• Data excerpts
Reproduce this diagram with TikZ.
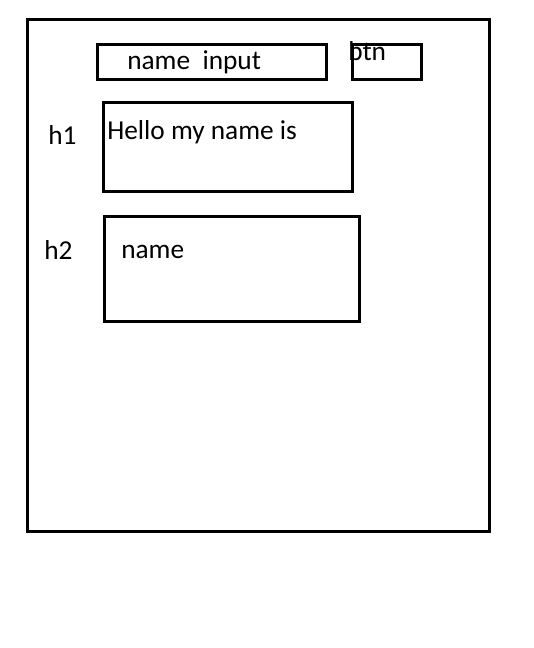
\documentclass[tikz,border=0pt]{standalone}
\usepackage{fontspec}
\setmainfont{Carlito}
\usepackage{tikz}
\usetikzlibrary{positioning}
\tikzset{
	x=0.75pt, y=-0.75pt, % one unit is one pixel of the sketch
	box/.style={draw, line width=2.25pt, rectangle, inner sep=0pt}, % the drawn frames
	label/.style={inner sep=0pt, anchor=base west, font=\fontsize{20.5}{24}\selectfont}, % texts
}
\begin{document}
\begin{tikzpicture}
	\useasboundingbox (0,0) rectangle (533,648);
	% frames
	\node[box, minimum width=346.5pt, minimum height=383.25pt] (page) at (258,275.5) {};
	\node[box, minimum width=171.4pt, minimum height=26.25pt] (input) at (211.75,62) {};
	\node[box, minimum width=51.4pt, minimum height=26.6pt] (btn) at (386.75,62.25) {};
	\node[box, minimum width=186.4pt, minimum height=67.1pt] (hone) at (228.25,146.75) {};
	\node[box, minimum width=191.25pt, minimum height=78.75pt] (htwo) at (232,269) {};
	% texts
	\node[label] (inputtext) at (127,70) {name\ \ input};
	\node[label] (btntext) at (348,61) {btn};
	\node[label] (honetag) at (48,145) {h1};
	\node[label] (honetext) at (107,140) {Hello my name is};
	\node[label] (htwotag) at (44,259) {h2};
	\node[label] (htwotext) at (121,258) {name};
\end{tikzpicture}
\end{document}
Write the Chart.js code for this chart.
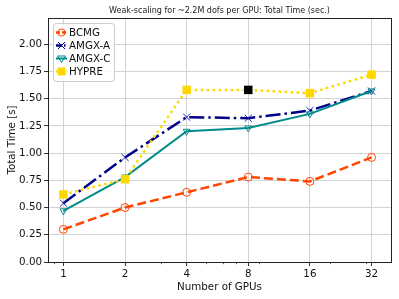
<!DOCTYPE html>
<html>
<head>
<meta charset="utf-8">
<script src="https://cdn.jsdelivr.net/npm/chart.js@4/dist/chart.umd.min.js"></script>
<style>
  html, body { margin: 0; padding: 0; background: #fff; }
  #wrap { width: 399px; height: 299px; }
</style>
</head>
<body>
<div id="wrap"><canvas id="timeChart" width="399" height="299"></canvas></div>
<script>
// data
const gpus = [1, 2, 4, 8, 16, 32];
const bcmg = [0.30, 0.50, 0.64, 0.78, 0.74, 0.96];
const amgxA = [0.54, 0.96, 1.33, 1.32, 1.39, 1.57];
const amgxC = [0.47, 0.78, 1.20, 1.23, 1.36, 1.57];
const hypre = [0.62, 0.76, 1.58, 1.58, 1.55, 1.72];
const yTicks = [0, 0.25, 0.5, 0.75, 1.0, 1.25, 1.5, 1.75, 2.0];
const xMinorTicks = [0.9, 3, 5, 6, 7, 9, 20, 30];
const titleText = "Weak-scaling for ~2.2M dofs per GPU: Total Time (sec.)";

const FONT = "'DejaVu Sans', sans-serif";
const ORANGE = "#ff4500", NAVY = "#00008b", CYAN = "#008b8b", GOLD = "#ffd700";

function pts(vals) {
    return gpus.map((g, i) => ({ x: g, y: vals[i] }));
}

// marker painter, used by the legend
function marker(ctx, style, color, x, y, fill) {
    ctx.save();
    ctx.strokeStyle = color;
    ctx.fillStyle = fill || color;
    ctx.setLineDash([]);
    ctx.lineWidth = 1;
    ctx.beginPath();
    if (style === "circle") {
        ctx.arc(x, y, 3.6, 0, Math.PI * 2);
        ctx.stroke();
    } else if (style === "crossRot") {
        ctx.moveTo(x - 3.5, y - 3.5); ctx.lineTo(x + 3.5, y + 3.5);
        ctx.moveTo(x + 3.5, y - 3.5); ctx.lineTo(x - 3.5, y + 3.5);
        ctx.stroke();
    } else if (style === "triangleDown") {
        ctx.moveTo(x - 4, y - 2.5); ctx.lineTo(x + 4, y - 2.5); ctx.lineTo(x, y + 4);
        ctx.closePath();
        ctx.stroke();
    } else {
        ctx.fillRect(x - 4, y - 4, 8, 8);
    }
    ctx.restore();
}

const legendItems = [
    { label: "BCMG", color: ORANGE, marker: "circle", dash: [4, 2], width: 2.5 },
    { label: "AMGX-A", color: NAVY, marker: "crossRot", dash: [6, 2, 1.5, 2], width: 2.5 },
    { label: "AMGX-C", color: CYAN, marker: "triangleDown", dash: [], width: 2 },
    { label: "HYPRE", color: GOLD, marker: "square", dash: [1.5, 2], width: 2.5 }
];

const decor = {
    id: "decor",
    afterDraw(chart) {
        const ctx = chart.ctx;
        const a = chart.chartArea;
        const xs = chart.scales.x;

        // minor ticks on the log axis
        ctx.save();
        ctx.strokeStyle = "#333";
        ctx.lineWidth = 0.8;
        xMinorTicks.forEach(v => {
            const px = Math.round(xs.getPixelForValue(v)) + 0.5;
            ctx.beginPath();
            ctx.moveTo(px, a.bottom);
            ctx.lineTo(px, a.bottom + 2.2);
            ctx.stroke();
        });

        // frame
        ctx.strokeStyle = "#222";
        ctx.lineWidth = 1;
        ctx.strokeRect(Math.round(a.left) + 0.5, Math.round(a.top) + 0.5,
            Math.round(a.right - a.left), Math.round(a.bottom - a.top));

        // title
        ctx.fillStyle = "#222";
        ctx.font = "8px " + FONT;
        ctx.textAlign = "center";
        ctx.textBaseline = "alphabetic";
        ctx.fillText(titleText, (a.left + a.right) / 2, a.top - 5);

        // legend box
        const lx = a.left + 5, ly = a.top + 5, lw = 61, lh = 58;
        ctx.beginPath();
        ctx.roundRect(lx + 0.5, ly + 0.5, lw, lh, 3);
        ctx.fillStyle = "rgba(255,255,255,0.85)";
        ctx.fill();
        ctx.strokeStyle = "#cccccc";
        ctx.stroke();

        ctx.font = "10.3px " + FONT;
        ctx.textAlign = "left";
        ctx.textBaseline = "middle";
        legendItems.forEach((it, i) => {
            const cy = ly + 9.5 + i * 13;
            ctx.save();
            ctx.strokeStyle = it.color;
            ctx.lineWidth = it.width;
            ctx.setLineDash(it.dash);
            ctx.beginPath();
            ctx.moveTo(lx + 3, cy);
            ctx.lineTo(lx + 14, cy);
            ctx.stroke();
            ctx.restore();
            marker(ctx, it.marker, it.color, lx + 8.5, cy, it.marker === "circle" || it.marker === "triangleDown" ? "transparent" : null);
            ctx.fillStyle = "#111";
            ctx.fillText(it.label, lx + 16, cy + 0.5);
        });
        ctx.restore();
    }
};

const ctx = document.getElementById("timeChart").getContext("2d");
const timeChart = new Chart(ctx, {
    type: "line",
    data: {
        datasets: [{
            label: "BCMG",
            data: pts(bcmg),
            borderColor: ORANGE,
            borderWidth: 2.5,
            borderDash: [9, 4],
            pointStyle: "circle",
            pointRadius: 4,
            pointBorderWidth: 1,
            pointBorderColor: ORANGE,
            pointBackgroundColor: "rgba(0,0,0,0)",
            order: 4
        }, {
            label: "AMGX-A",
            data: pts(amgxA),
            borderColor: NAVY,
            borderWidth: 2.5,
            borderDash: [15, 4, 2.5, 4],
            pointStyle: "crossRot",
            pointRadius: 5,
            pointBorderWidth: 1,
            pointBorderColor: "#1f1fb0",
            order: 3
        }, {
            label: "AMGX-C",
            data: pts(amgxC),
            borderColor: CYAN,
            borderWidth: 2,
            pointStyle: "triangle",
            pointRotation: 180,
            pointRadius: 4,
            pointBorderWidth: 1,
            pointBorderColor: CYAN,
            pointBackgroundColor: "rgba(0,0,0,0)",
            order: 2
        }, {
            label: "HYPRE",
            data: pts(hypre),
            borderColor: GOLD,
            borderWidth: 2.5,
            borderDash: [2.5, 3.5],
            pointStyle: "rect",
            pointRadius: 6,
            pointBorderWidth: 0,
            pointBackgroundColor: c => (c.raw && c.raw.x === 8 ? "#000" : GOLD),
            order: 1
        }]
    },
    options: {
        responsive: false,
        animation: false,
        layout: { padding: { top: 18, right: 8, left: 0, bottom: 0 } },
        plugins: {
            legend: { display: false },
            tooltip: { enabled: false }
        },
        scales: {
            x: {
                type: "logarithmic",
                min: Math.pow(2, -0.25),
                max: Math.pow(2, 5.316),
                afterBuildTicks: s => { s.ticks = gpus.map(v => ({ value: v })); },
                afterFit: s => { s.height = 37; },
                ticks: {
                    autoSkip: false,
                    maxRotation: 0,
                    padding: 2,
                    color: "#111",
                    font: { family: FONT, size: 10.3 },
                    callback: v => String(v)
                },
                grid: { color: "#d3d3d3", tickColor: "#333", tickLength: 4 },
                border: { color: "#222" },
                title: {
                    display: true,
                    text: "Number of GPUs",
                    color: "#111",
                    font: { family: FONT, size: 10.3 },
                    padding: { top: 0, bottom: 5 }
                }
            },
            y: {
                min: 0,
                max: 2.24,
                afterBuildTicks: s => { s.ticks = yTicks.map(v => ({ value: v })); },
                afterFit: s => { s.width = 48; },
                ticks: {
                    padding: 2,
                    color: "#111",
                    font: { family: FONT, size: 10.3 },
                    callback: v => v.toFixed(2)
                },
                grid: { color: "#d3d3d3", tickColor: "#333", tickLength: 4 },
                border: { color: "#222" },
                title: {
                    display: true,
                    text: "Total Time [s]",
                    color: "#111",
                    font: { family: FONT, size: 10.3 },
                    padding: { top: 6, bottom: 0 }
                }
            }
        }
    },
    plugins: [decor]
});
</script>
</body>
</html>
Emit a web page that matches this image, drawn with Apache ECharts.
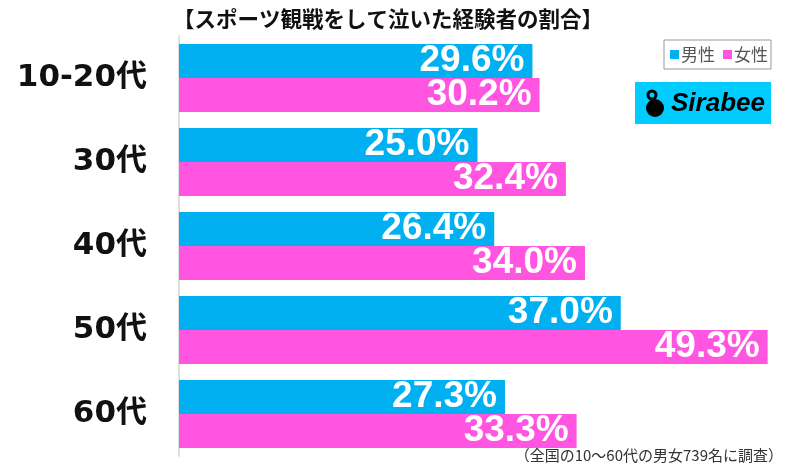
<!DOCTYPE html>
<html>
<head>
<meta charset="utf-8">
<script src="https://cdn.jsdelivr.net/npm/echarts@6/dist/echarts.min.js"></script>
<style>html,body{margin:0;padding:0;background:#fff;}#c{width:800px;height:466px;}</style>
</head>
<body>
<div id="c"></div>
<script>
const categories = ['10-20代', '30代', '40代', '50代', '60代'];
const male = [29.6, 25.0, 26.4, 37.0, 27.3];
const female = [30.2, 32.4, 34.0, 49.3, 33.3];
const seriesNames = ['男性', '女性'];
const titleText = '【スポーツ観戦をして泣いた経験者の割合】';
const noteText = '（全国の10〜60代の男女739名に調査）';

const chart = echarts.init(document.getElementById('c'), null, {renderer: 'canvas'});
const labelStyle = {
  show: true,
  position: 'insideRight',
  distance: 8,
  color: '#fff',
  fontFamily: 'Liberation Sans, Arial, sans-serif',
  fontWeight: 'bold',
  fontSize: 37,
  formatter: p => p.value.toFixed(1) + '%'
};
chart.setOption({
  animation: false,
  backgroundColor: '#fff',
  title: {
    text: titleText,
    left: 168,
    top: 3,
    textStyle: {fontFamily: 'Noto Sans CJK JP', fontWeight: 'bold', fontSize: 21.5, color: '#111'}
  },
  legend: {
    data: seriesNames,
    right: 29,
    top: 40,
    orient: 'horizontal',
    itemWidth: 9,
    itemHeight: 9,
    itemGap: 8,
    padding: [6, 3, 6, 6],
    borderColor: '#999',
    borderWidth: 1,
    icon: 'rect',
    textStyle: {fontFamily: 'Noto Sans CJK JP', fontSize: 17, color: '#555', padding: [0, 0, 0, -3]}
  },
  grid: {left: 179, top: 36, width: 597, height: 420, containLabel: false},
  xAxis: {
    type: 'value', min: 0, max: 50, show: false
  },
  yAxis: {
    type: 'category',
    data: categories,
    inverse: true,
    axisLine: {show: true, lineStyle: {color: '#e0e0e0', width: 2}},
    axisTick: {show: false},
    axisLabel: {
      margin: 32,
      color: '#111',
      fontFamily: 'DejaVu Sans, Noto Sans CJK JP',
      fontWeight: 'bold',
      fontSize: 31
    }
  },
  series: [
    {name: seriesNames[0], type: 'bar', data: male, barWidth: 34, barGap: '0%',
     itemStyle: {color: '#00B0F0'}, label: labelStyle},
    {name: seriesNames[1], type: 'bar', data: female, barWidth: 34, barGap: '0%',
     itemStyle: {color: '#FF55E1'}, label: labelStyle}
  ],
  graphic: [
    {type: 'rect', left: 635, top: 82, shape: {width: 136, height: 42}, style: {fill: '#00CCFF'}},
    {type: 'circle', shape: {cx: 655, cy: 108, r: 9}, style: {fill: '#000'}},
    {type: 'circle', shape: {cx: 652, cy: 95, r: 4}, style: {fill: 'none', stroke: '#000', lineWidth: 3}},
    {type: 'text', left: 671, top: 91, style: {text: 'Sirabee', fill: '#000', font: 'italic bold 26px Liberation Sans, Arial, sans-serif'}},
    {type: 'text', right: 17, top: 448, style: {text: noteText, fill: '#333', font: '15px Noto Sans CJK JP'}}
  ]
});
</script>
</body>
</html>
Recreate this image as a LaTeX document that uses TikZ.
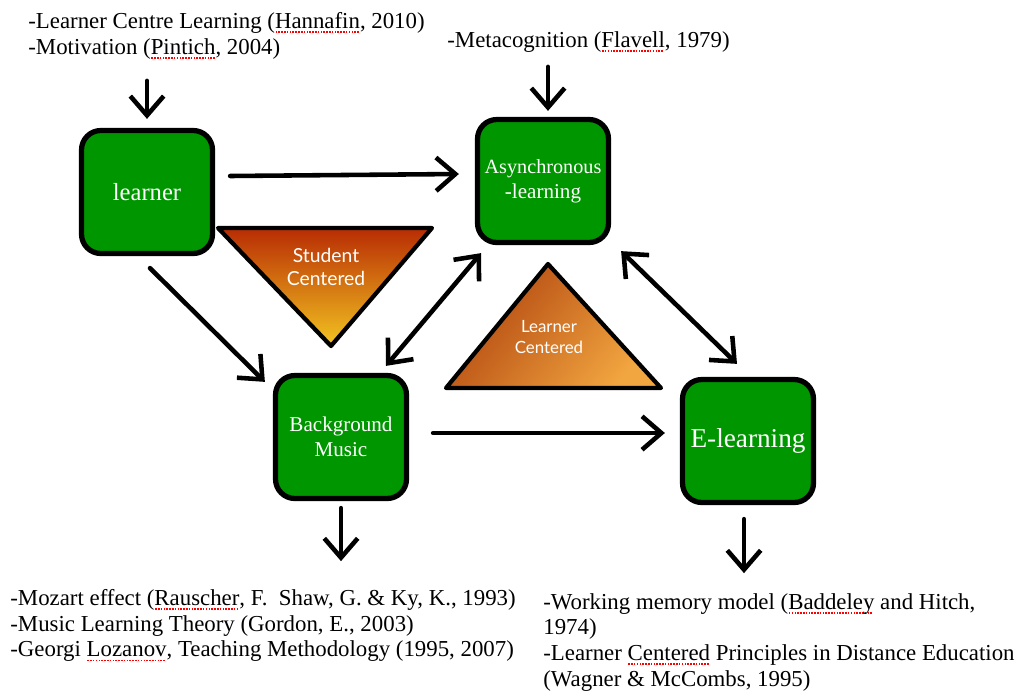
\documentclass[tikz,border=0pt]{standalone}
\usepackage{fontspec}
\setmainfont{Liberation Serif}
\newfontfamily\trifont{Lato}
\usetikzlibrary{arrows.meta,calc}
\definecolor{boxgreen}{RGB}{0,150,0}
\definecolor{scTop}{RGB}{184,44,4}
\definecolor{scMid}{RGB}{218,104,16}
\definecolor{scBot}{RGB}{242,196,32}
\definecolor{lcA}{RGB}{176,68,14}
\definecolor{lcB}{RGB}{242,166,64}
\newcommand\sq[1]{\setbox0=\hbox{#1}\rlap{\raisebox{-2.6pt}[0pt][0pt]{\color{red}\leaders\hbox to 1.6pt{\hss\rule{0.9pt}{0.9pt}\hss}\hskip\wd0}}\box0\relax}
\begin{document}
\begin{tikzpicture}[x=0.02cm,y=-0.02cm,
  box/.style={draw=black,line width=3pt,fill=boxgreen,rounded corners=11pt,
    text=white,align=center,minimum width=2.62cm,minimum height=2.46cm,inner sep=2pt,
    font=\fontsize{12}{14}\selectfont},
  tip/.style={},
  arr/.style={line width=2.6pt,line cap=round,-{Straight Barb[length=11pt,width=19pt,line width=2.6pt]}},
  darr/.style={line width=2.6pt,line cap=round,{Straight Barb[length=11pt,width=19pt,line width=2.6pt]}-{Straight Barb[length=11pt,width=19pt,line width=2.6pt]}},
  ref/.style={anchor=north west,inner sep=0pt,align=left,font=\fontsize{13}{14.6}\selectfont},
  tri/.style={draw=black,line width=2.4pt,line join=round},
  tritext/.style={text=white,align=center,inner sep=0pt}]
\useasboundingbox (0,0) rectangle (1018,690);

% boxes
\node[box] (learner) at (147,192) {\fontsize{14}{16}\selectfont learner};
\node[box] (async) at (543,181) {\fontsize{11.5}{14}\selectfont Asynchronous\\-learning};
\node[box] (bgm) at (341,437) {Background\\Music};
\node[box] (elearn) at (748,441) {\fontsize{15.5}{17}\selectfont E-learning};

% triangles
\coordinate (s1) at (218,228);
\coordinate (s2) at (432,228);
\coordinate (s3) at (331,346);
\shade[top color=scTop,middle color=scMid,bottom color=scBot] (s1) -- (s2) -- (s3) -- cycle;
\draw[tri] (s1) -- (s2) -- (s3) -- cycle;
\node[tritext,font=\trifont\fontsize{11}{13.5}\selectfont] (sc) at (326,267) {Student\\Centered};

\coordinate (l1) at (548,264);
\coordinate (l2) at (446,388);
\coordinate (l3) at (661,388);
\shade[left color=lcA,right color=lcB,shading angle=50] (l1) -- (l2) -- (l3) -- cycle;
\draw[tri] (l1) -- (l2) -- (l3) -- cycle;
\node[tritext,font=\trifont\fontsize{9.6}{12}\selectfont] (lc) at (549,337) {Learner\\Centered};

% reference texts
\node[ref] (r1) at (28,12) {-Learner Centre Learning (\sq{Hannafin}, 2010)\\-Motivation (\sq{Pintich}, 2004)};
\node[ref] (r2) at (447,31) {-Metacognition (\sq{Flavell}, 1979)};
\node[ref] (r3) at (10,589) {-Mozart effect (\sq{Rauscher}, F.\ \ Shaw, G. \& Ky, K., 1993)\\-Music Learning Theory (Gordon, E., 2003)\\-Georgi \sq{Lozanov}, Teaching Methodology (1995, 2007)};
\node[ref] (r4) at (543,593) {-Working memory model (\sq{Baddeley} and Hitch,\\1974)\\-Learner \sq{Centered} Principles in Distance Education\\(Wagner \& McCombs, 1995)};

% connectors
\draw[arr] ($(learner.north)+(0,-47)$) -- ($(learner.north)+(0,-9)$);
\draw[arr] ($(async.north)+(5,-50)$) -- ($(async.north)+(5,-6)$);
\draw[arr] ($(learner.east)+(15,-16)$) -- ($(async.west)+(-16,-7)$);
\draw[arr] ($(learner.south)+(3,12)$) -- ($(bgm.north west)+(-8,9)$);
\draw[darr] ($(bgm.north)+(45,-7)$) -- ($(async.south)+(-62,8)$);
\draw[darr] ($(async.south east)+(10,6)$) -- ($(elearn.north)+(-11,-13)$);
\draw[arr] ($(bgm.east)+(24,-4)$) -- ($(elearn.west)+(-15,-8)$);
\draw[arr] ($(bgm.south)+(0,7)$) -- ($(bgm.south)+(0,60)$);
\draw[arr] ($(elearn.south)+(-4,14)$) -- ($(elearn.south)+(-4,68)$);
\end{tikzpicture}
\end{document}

• Problem requirements
Report how many lines in these entries contain "page". Answer with the number only.

• Written answer
2